● **INPUT MATERIAL**

################

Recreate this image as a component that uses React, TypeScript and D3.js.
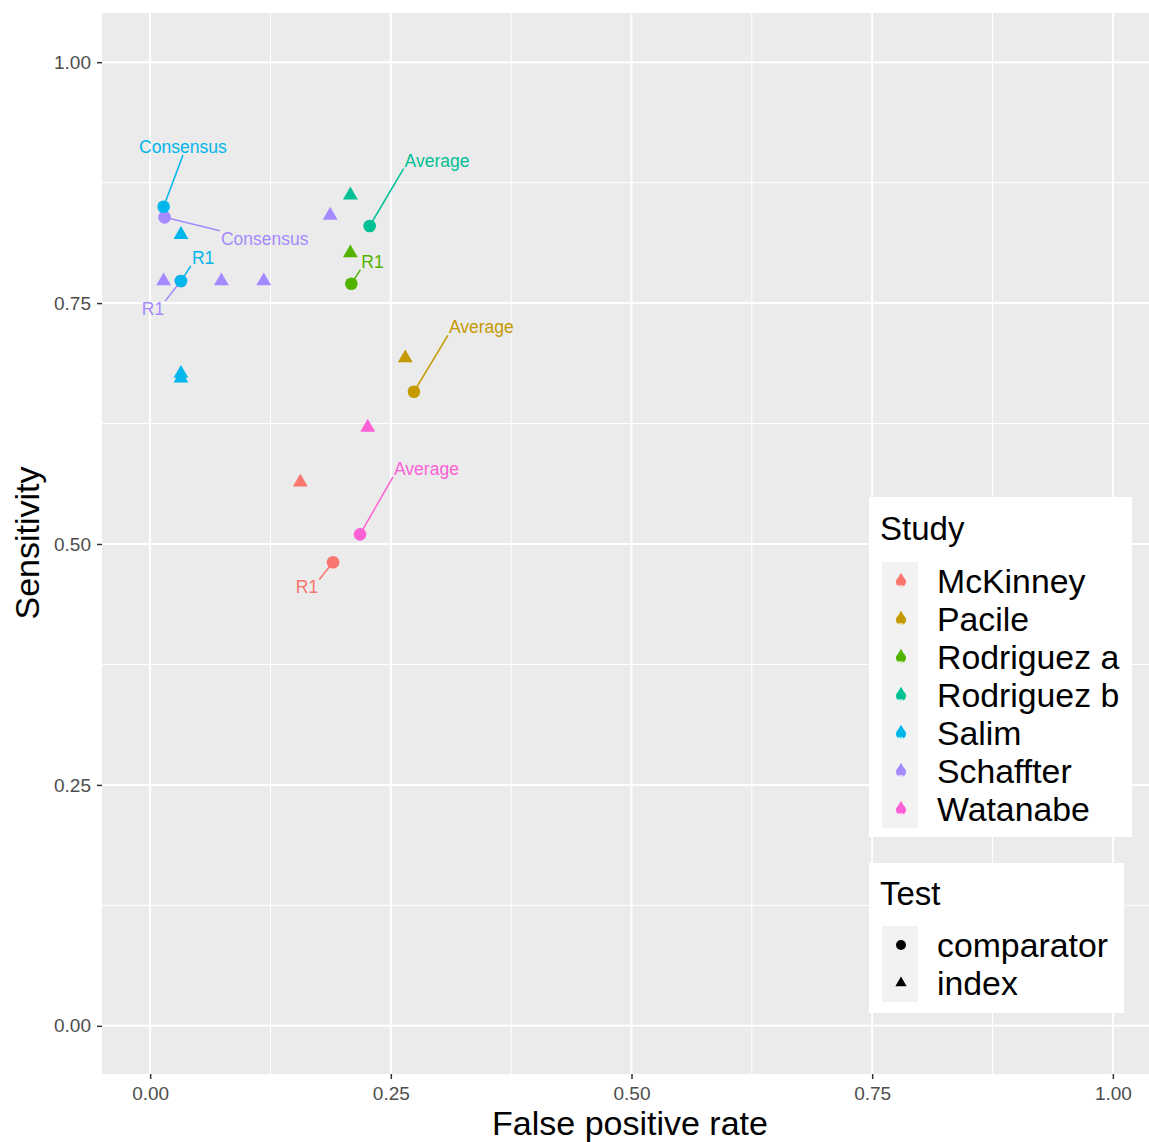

################

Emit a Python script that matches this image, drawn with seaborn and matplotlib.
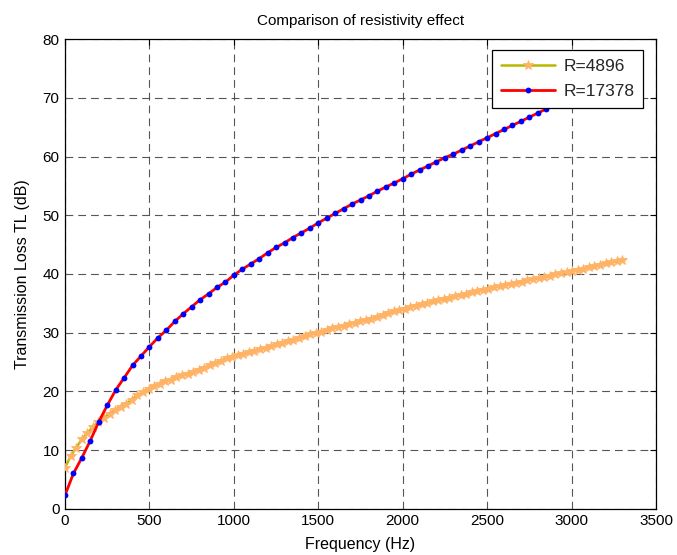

################

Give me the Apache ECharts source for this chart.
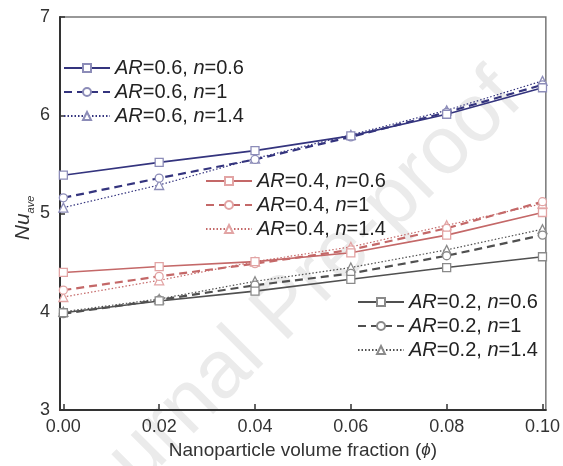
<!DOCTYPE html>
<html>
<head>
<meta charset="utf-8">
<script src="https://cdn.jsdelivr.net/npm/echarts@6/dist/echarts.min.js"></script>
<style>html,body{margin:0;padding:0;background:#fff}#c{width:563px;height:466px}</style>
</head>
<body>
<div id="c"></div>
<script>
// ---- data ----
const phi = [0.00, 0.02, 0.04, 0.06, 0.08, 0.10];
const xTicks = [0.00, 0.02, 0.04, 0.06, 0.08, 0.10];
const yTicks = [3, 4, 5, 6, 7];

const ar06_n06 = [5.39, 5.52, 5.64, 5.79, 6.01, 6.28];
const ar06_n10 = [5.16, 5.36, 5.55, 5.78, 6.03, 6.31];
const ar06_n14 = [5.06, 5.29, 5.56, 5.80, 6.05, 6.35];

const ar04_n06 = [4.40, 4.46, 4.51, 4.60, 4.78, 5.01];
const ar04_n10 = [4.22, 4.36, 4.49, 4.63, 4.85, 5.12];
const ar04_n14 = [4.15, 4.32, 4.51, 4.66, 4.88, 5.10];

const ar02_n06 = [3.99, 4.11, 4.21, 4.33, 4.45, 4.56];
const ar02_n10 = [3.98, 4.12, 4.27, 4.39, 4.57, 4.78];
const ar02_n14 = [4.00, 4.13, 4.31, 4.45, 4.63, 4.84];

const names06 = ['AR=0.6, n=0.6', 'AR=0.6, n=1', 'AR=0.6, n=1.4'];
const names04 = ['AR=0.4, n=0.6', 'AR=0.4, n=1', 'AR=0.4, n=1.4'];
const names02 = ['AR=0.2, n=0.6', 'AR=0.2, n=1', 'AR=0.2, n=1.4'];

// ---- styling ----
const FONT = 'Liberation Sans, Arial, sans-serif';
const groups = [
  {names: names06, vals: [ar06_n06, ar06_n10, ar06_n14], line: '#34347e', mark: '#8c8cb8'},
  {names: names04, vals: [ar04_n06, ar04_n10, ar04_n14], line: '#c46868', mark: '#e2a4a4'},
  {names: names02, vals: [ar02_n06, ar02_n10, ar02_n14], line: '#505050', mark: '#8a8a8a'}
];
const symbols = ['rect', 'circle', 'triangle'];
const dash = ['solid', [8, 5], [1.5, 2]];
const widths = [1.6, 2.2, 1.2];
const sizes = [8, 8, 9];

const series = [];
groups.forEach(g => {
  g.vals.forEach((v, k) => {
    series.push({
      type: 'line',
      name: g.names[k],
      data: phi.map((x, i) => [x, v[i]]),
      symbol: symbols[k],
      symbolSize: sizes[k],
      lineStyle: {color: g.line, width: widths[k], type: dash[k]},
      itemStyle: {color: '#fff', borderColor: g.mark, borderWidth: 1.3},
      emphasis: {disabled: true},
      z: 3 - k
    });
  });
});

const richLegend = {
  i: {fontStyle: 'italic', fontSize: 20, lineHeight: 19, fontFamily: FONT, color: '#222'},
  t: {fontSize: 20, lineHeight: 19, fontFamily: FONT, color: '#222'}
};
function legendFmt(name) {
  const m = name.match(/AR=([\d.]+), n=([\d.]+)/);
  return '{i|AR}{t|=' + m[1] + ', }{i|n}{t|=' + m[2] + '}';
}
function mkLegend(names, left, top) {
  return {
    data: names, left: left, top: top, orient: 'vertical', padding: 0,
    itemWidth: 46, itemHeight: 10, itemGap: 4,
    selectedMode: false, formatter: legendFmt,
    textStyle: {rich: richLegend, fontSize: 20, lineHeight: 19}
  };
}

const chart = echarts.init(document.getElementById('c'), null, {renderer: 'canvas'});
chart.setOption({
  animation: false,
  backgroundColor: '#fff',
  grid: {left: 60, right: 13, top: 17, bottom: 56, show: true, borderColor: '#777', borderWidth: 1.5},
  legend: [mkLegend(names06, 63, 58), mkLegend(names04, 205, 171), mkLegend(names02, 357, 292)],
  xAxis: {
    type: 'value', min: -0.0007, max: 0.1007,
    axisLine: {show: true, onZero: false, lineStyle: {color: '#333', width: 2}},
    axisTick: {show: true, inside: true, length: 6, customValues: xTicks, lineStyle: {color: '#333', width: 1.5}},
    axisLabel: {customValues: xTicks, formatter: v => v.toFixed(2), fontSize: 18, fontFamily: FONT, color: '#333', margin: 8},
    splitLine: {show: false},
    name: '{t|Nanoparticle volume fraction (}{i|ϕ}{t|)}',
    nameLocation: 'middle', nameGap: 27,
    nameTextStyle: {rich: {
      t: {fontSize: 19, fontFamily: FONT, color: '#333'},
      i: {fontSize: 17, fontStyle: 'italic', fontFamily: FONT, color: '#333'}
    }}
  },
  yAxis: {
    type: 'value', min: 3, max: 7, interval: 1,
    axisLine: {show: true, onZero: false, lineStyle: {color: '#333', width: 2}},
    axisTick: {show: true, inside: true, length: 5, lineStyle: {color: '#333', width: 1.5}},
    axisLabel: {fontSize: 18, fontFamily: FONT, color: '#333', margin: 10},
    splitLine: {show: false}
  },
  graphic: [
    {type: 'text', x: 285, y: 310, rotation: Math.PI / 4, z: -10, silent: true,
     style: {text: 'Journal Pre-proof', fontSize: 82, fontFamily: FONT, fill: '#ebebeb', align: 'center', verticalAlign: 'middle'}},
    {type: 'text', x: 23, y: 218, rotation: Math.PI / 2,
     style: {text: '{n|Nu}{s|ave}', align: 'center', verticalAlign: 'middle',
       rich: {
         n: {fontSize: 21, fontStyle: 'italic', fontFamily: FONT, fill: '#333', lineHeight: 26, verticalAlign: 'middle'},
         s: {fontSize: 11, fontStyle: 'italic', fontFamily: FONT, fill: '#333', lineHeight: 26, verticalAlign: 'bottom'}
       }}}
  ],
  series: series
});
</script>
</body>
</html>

################

The word "this" may turn up on some lines of these records; say how many, with no other words.

3